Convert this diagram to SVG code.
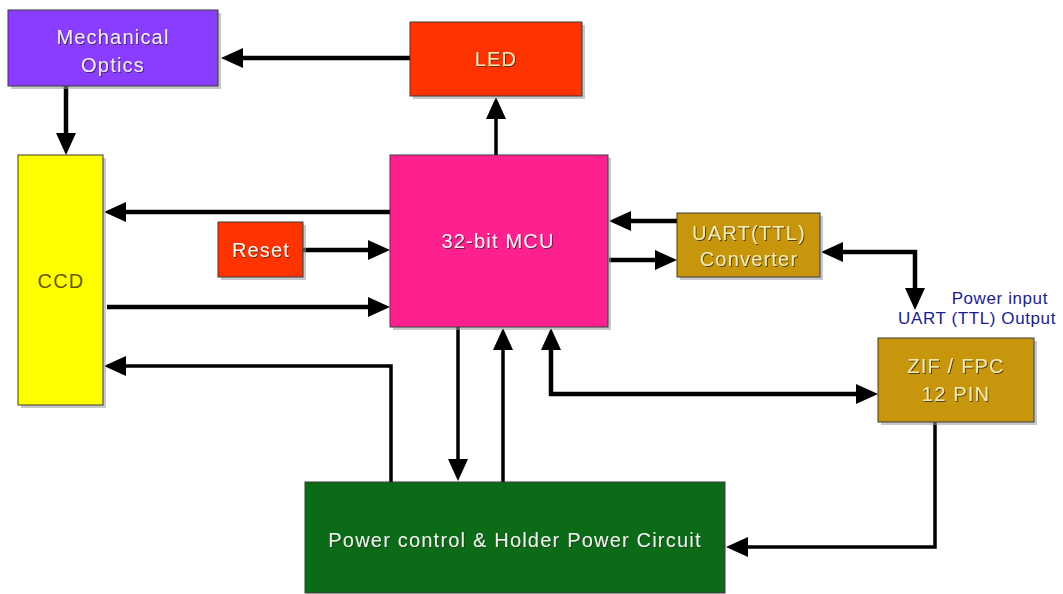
<svg xmlns="http://www.w3.org/2000/svg" width="1063" height="594" viewBox="0 0 1063 594">
<style>
.box{stroke:#3a3a3a;stroke-width:1}
.shadow{fill:#9a9a9a;opacity:0.55}
.lbl{font-family:"Liberation Sans",Arial,sans-serif;font-size:20px;letter-spacing:1.2px;text-anchor:middle;filter:url(#ts)}
.blue{font-family:"Liberation Sans",Arial,sans-serif;font-size:17px;fill:#1c1c8a;text-anchor:end;letter-spacing:0.6px}
.c{fill:none;stroke:#000;stroke-width:4.5}
.t{fill:none;stroke:#000;stroke-width:3.5}
</style>
<defs>
<marker id="ah" viewBox="0 0 22 20" markerWidth="22" markerHeight="20" markerUnits="userSpaceOnUse" refX="2" refY="10" orient="auto-start-reverse">
<path d="M0,0 L22,10 L0,20 z" fill="#000"/>
</marker>
<filter id="ts" x="-10%" y="-30%" width="120%" height="160%">
<feDropShadow dx="1" dy="1" stdDeviation="0.3" flood-color="#2a2a2a" flood-opacity="0.8"/>
</filter>
</defs>
<rect width="1063" height="594" fill="#ffffff"/>

<g id="connectors">
<path class="c" d="M410,58 H241" marker-end="url(#ah)"/>
<path class="c" d="M66,86 V135" marker-end="url(#ah)"/>
<path class="t" d="M496,155 V117" marker-end="url(#ah)"/>
<path class="c" d="M390,212 H124" marker-end="url(#ah)"/>
<path class="c" d="M303,250 H370" marker-end="url(#ah)"/>
<path class="c" d="M107,307 H370" marker-end="url(#ah)"/>
<path class="t" d="M391,482 V366 H124" marker-end="url(#ah)"/>
<path class="c" d="M677,221 H629" marker-end="url(#ah)"/>
<path class="c" d="M609,260 H657" marker-end="url(#ah)"/>
<path class="c" d="M841,252 H915 V290" marker-start="url(#ah)" marker-end="url(#ah)"/>
<path class="c" d="M551,348 V394 H858" marker-start="url(#ah)" marker-end="url(#ah)"/>
<path class="t" d="M458,327 V461" marker-end="url(#ah)"/>
<path class="t" d="M503,482 V348" marker-end="url(#ah)"/>
<path class="t" d="M935,422 V547 H746" marker-end="url(#ah)"/>
</g>

<g id="optics">
<rect class="shadow" x="11" y="13" width="210" height="76"/>
<rect class="box" x="8" y="10" width="210" height="76" fill="#8b3dff"/>
<text class="lbl" x="113" y="44" fill="#f2e6ff">Mechanical</text>
<text class="lbl" x="113" y="72" fill="#f2e6ff">Optics</text>
</g>

<g id="led">
<rect class="shadow" x="413" y="25" width="172" height="74"/>
<rect class="box" x="410" y="22" width="172" height="74" fill="#ff3300"/>
<text class="lbl" x="496" y="66" fill="#ffe6b0">LED</text>
</g>

<g id="ccd">
<rect class="shadow" x="21" y="158" width="85" height="250"/>
<rect class="box" x="18" y="155" width="85" height="250" fill="#ffff00" stroke="#b8a000"/>
<text x="61" y="288" font-family="Liberation Sans, Arial, sans-serif" font-size="20" letter-spacing="1.2" text-anchor="middle" fill="#6b5800">CCD</text>
</g>

<g id="reset">
<rect class="shadow" x="221" y="225" width="85" height="55"/>
<rect class="box" x="218" y="222" width="85" height="55" fill="#ff3300"/>
<text class="lbl" x="261" y="257" fill="#fff0e6">Reset</text>
</g>

<g id="mcu">
<rect class="shadow" x="393" y="158" width="218" height="172"/>
<rect class="box" x="390" y="155" width="218" height="172" fill="#ff2090"/>
<text class="lbl" x="498" y="248" fill="#ffe6f4">32-bit MCU</text>
</g>

<g id="uart">
<rect class="shadow" x="680" y="216" width="143" height="64"/>
<rect class="box" x="677" y="213" width="143" height="64" fill="#c8960c"/>
<text class="lbl" x="749" y="240" fill="#f6eaa8">UART(TTL)</text>
<text class="lbl" x="749" y="266" fill="#f6eaa8">Converter</text>
</g>

<g id="io-label">
<text class="blue" x="1048" y="304">Power input</text>
<text class="blue" x="1056" y="324">UART (TTL) Output</text>
</g>

<g id="zif">
<rect class="shadow" x="881" y="341" width="156" height="84"/>
<rect class="box" x="878" y="338" width="156" height="84" fill="#c8960c"/>
<text class="lbl" x="956" y="373" fill="#f6eaa8">ZIF / FPC</text>
<text class="lbl" x="956" y="401" fill="#f6eaa8">12 PIN</text>
</g>

<g id="power">
<rect class="box" x="305" y="482" width="420" height="111" fill="#0b6b16"/>
<text class="lbl" x="515" y="547" fill="#e6f6e6" letter-spacing="1.5">Power control &amp; Holder Power Circuit</text>
</g>
</svg>
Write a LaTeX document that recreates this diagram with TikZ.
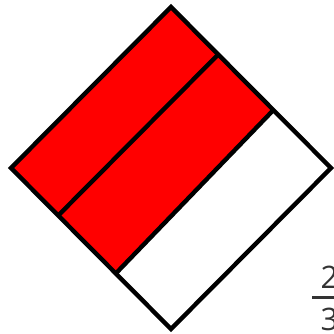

- **Exercise directions**: Output the full set of records above without changing a word, and drop the images.

- **Problem solution**:
Convert this diagram to SVG code.
<svg xmlns="http://www.w3.org/2000/svg" width="1063" height="594" viewBox="0 0 1063 594">
<style>
.box{stroke:#3a3a3a;stroke-width:1}
.shadow{fill:#9a9a9a;opacity:0.55}
.lbl{font-family:"Liberation Sans",Arial,sans-serif;font-size:20px;letter-spacing:1.2px;text-anchor:middle;filter:url(#ts)}
.blue{font-family:"Liberation Sans",Arial,sans-serif;font-size:17px;fill:#1c1c8a;text-anchor:end;letter-spacing:0.6px}
.c{fill:none;stroke:#000;stroke-width:4.5}
.t{fill:none;stroke:#000;stroke-width:3.5}
</style>
<defs>
<marker id="ah" viewBox="0 0 22 20" markerWidth="22" markerHeight="20" markerUnits="userSpaceOnUse" refX="2" refY="10" orient="auto-start-reverse">
<path d="M0,0 L22,10 L0,20 z" fill="#000"/>
</marker>
<filter id="ts" x="-10%" y="-30%" width="120%" height="160%">
<feDropShadow dx="1" dy="1" stdDeviation="0.3" flood-color="#2a2a2a" flood-opacity="0.8"/>
</filter>
</defs>
<rect width="1063" height="594" fill="#ffffff"/>

<g id="connectors">
<path class="c" d="M410,58 H241" marker-end="url(#ah)"/>
<path class="c" d="M66,86 V135" marker-end="url(#ah)"/>
<path class="t" d="M496,155 V117" marker-end="url(#ah)"/>
<path class="c" d="M390,212 H124" marker-end="url(#ah)"/>
<path class="c" d="M303,250 H370" marker-end="url(#ah)"/>
<path class="c" d="M107,307 H370" marker-end="url(#ah)"/>
<path class="t" d="M391,482 V366 H124" marker-end="url(#ah)"/>
<path class="c" d="M677,221 H629" marker-end="url(#ah)"/>
<path class="c" d="M609,260 H657" marker-end="url(#ah)"/>
<path class="c" d="M841,252 H915 V290" marker-start="url(#ah)" marker-end="url(#ah)"/>
<path class="c" d="M551,348 V394 H858" marker-start="url(#ah)" marker-end="url(#ah)"/>
<path class="t" d="M458,327 V461" marker-end="url(#ah)"/>
<path class="t" d="M503,482 V348" marker-end="url(#ah)"/>
<path class="t" d="M935,422 V547 H746" marker-end="url(#ah)"/>
</g>

<g id="optics">
<rect class="shadow" x="11" y="13" width="210" height="76"/>
<rect class="box" x="8" y="10" width="210" height="76" fill="#8b3dff"/>
<text class="lbl" x="113" y="44" fill="#f2e6ff">Mechanical</text>
<text class="lbl" x="113" y="72" fill="#f2e6ff">Optics</text>
</g>

<g id="led">
<rect class="shadow" x="413" y="25" width="172" height="74"/>
<rect class="box" x="410" y="22" width="172" height="74" fill="#ff3300"/>
<text class="lbl" x="496" y="66" fill="#ffe6b0">LED</text>
</g>

<g id="ccd">
<rect class="shadow" x="21" y="158" width="85" height="250"/>
<rect class="box" x="18" y="155" width="85" height="250" fill="#ffff00" stroke="#b8a000"/>
<text x="61" y="288" font-family="Liberation Sans, Arial, sans-serif" font-size="20" letter-spacing="1.2" text-anchor="middle" fill="#6b5800">CCD</text>
</g>

<g id="reset">
<rect class="shadow" x="221" y="225" width="85" height="55"/>
<rect class="box" x="218" y="222" width="85" height="55" fill="#ff3300"/>
<text class="lbl" x="261" y="257" fill="#fff0e6">Reset</text>
</g>

<g id="mcu">
<rect class="shadow" x="393" y="158" width="218" height="172"/>
<rect class="box" x="390" y="155" width="218" height="172" fill="#ff2090"/>
<text class="lbl" x="498" y="248" fill="#ffe6f4">32-bit MCU</text>
</g>

<g id="uart">
<rect class="shadow" x="680" y="216" width="143" height="64"/>
<rect class="box" x="677" y="213" width="143" height="64" fill="#c8960c"/>
<text class="lbl" x="749" y="240" fill="#f6eaa8">UART(TTL)</text>
<text class="lbl" x="749" y="266" fill="#f6eaa8">Converter</text>
</g>

<g id="io-label">
<text class="blue" x="1048" y="304">Power input</text>
<text class="blue" x="1056" y="324">UART (TTL) Output</text>
</g>

<g id="zif">
<rect class="shadow" x="881" y="341" width="156" height="84"/>
<rect class="box" x="878" y="338" width="156" height="84" fill="#c8960c"/>
<text class="lbl" x="956" y="373" fill="#f6eaa8">ZIF / FPC</text>
<text class="lbl" x="956" y="401" fill="#f6eaa8">12 PIN</text>
</g>

<g id="power">
<rect class="box" x="305" y="482" width="420" height="111" fill="#0b6b16"/>
<text class="lbl" x="515" y="547" fill="#e6f6e6" letter-spacing="1.5">Power control &amp; Holder Power Circuit</text>
</g>
</svg>
Write a LaTeX document that recreates this diagram with TikZ.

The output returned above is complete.